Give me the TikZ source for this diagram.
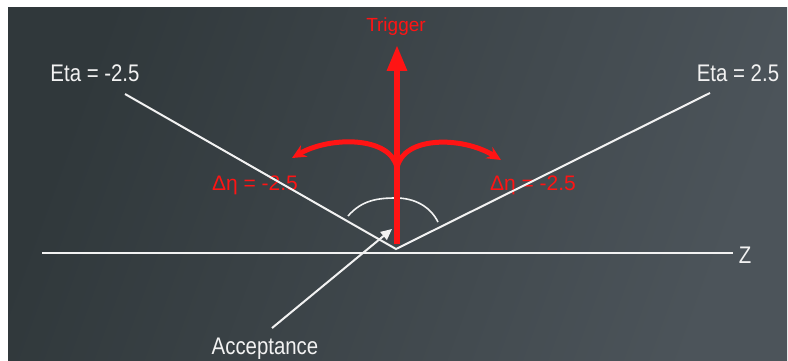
\documentclass[tikz,border=0pt]{standalone}
\usepackage{fontspec}
\setmainfont{Liberation Sans}
\newfontfamily\narrowfont[FakeStretch=0.85]{Liberation Sans}
\usetikzlibrary{arrows.meta}
\definecolor{bgA}{HTML}{30383B}
\definecolor{bgB}{HTML}{4C545A}
\definecolor{trig}{HTML}{FF1414}
\definecolor{wline}{HTML}{F2F2F2}
\tikzset{
  wtext/.style={text=wline,inner sep=0pt,font=\narrowfont\fontsize{24}{28}\selectfont},
  rtext/.style={text=trig,inner sep=0pt,font=\fontsize{21}{24}\selectfont},
  wl/.style={draw=wline,line width=2pt},
  rl/.style={draw=trig,line width=5pt},
}
\begin{document}
\begin{tikzpicture}[x=1pt,y=-1pt]
\useasboundingbox (0,0) rectangle (788,361);
\fill[white] (0,0) rectangle (788,361);
\shade[left color=bgA,right color=bgB,shading angle=70] (8,8) rectangle (787,361);
% coordinates
\coordinate (O) at (396,249);
\coordinate (Lend) at (125,94);
\coordinate (Rend) at (710,93);
\coordinate (zL) at (42,253);
\coordinate (tb) at (397,244);
\coordinate (tt) at (397,45);
\coordinate (fork) at (397,168);
\coordinate (acc) at (392,229);
% labels
\node[wtext] (etaL) at (95,73) {Eta = -2.5};
\node[wtext] (etaR) at (738,73) {Eta = 2.5};
\node[wtext] (Z) at (745,255) {Z};
\node[wtext] (Acc) at (265,349) {Acceptance};
\node[rtext,font=\fontsize{19}{22}\selectfont] (Trig) at (396,27) {Trigger};
\node[rtext] (dL) at (255,185) {Δη = -2.5};
\node[rtext] (dR) at (533,185) {Δη = -2.5};
% white lines
\draw[wl,shorten >=6pt] (zL) -- (zL -| Z.west);
\draw[wl] (Lend) -- (O) -- (Rend);
\draw[wl,line width=1.6pt] (348,216) .. controls (362,200) and (378,198) .. (396,198) .. controls (414,198) and (430,206) .. (438,222);
% red trigger arrow
\draw[rl,line width=6pt,-{Triangle[length=26pt,width=19pt]}] (tb) -- (tt);
\draw[rl,-{Stealth[length=14pt,width=13pt]}] (fork) .. controls (391,136) and (330,136) .. (292,158);
\draw[rl,-{Stealth[length=14pt,width=13pt]}] (fork) .. controls (403,136) and (462,136) .. (501,160);
% acceptance arrow
\draw[wl,-{Triangle[length=11pt,width=10pt]}] ([xshift=7pt,yshift=10pt]Acc.north) -- (acc);
\end{tikzpicture}
\end{document}
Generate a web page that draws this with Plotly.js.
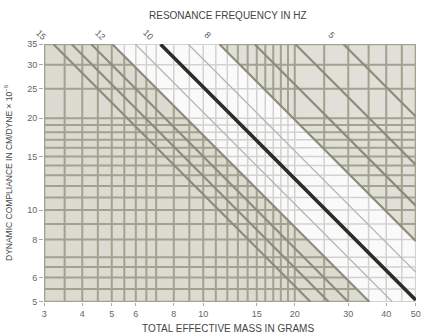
<!DOCTYPE html>
<html>
<head>
<meta charset="utf-8">
<script src="https://cdn.plot.ly/plotly-3.0.1.min.js"></script>
<style>html,body{margin:0;padding:0;background:#fff;}#chart{width:421px;height:334px;}</style>
</head>
<body>
<div id="chart"></div>
<script>
// Axis labels
const massTicks = [3, 4, 5, 6, 8, 10, 15, 20, 30, 40, 50];
const complianceTicks = [5, 6, 8, 10, 15, 20, 25, 30, 35];
// Grid lines of the chart paper
const massGrid = [3, 3.5, 4, 4.5, 5, 5.5, 6, 6.5, 7, 8, 9, 10, 11, 12, 13, 14, 15, 16, 17, 18, 19, 20, 25, 30, 35, 40, 45, 50];
const complianceGrid = [5, 5.5, 6, 6.5, 7, 8, 9, 10, 11, 12, 13, 14, 15, 16, 17, 18, 19, 20, 25, 30, 35];
// Resonance-frequency lines (Hz)
const freqLines = [15, 14, 13, 12, 11, 10, 9, 8, 7, 6, 5];
const freqLabels = [15, 12, 10, 8, 5];
const boldFreq = 10;
const bandHigh = 12;   // white band upper frequency
const bandLow = 8;     // white band lower frequency

const M_MIN = 3, M_MAX = 50, C_MIN = 5, C_MAX = 35;
const L = Math.log10;
// f = 1 / (2*pi*sqrt(M * C*1e-6))  ->  M*C = (1000/(2*pi*f))^2
function prod(f) { const v = 1000 / (2 * Math.PI * f); return v * v; }
function segment(f) {
  const k = prod(f);
  const m0 = Math.max(M_MIN, k / C_MAX), m1 = Math.min(M_MAX, k / C_MIN);
  return { x: [m0, m1], y: [k / m0, k / m1] };
}

const traces = [];
// shaded regions
const kH = prod(bandHigh), kL = prod(bandLow);
traces.push({ x: [M_MIN, kH / C_MAX, kH / C_MIN, M_MIN, M_MIN], y: [C_MAX, C_MAX, C_MIN, C_MIN, C_MAX],
  mode: 'lines', fill: 'toself', fillcolor: '#dbdbd1', line: { width: 0 }, hoverinfo: 'skip' });
traces.push({ x: [kL / C_MAX, M_MAX, M_MAX, kL / C_MAX], y: [C_MAX, C_MAX, kL / M_MAX, C_MAX],
  mode: 'lines', fill: 'toself', fillcolor: '#e0e0d9', line: { width: 0 }, hoverinfo: 'skip' });

// light grid everywhere
let gx = [], gy = [];
massGrid.forEach(m => { gx.push(m, m, null); gy.push(C_MIN, C_MAX, null); });
complianceGrid.forEach(c => { gx.push(M_MIN, M_MAX, null); gy.push(c, c, null); });
traces.push({ x: gx, y: gy, mode: 'lines', line: { color: '#d2d2cf', width: 1.5 }, hoverinfo: 'skip', connectgaps: false });

// dark grid in shaded regions
let dx = [], dy = [];
massGrid.forEach(m => {
  const cTop = Math.min(C_MAX, kH / m);
  if (cTop > C_MIN) { dx.push(m, m, null); dy.push(C_MIN, cTop, null); }
  const cBot = Math.max(C_MIN, kL / m);
  if (cBot < C_MAX) { dx.push(m, m, null); dy.push(cBot, C_MAX, null); }
});
complianceGrid.forEach(c => {
  const mR = Math.min(M_MAX, kH / c);
  if (mR > M_MIN) { dx.push(M_MIN, mR, null); dy.push(c, c, null); }
  const mL = Math.max(M_MIN, kL / c);
  if (mL < M_MAX) { dx.push(mL, M_MAX, null); dy.push(c, c, null); }
});
traces.push({ x: dx, y: dy, mode: 'lines', line: { color: '#a2a28f', width: 2 }, hoverinfo: 'skip', connectgaps: false });

// frequency lines
freqLines.forEach(f => {
  if (f === boldFreq) return;
  const s = segment(f);
  const inBand = f < bandHigh && f > bandLow;
  traces.push({ x: s.x, y: s.y, mode: 'lines', hoverinfo: 'skip',
    line: inBand ? { color: '#b4b4b4', width: 1.3 } : { color: '#8c8c7c', width: 2.2 } });
});
const sb = segment(boldFreq);
traces.push({ x: sb.x, y: sb.y, mode: 'lines', hoverinfo: 'skip', line: { color: '#2c2c28', width: 3.6 } });

const txt = '#5a5a5a';
const FONT = 'Liberation Sans, Arial, sans-serif';
const xr = [L(M_MIN) - 0.001, L(M_MAX) + 0.001], yr = [L(C_MIN) - 0.001, L(C_MAX) + 0.001];
const px = v => (v - xr[0]) / (xr[1] - xr[0]);
const py = v => (v - yr[0]) / (yr[1] - yr[0]);
const annotations = [];
freqLabels.forEach(f => {
  const k = prod(f);
  const lm = L(k / C_MAX) - 0.04, lc = L(C_MAX) + 0.03;
  annotations.push({ x: px(lm), y: py(lc), xref: 'paper', yref: 'paper', xanchor: 'center', yanchor: 'middle',
    text: String(f), showarrow: false, textangle: 45, font: { size: 9, color: txt, family: FONT } });
});
annotations.push({ x: (228 - 44) / 372, y: 1 + (44 - 15) / 258, xref: 'paper', yref: 'paper', xanchor: 'center', yanchor: 'middle',
  text: 'RESONANCE FREQUENCY IN HZ', showarrow: false, font: { size: 10, color: '#444', family: FONT } });
annotations.push({ x: (228 - 44) / 372, y: -(328 - 302) / 258, xref: 'paper', yref: 'paper', xanchor: 'center', yanchor: 'middle',
  text: 'TOTAL EFFECTIVE MASS IN GRAMS', showarrow: false, font: { size: 10, color: '#444', family: FONT } });
annotations.push({ x: (8 - 44) / 372, y: (302 - 173) / 258, xref: 'paper', yref: 'paper', xanchor: 'center', yanchor: 'middle',
  textangle: -90, text: 'DYNAMIC COMPLIANCE IN CM/DYNE × 10<sup>−6</sup>',
  showarrow: false, font: { size: 8.5, color: '#444', family: FONT } });

const layout = {
  width: 421, height: 334,
  margin: { l: 44, r: 5, t: 44, b: 32 },
  paper_bgcolor: '#ffffff', plot_bgcolor: '#fafafa',
  showlegend: false,
  font: { family: FONT, color: '#666', size: 9 },
  xaxis: { type: 'log', range: xr, tickvals: massTicks, ticktext: massTicks.map(String),
    showgrid: false, zeroline: false, showline: false, ticks: 'outside', ticklen: 3, tickcolor: '#aaa',
    tickfont: { size: 9, color: '#666' } },
  yaxis: { type: 'log', range: yr, tickvals: complianceTicks, ticktext: complianceTicks.map(String),
    showgrid: false, zeroline: false, showline: false, ticks: 'outside', ticklen: 4, tickcolor: '#aaa',
    tickfont: { size: 9, color: '#666' } },
  annotations: annotations
};
Plotly.newPlot('chart', traces, layout, { staticPlot: true, displayModeBar: false });
</script>
</body>
</html>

- - - - -

- [Description of the task] Pull out only the lines from the one with "Generate a web" up to and including the one with "const bandLow = 8;", and drop any pictures along the way.

- [Response below]
Generate a web page that draws this with Plotly.js.
<!DOCTYPE html>
<html>
<head>
<meta charset="utf-8">
<script src="https://cdn.plot.ly/plotly-3.0.1.min.js"></script>
<style>html,body{margin:0;padding:0;background:#fff;}#chart{width:421px;height:334px;}</style>
</head>
<body>
<div id="chart"></div>
<script>
// Axis labels
const massTicks = [3, 4, 5, 6, 8, 10, 15, 20, 30, 40, 50];
const complianceTicks = [5, 6, 8, 10, 15, 20, 25, 30, 35];
// Grid lines of the chart paper
const massGrid = [3, 3.5, 4, 4.5, 5, 5.5, 6, 6.5, 7, 8, 9, 10, 11, 12, 13, 14, 15, 16, 17, 18, 19, 20, 25, 30, 35, 40, 45, 50];
const complianceGrid = [5, 5.5, 6, 6.5, 7, 8, 9, 10, 11, 12, 13, 14, 15, 16, 17, 18, 19, 20, 25, 30, 35];
// Resonance-frequency lines (Hz)
const freqLines = [15, 14, 13, 12, 11, 10, 9, 8, 7, 6, 5];
const freqLabels = [15, 12, 10, 8, 5];
const boldFreq = 10;
const bandHigh = 12;   // white band upper frequency
const bandLow = 8;     // white band lower frequency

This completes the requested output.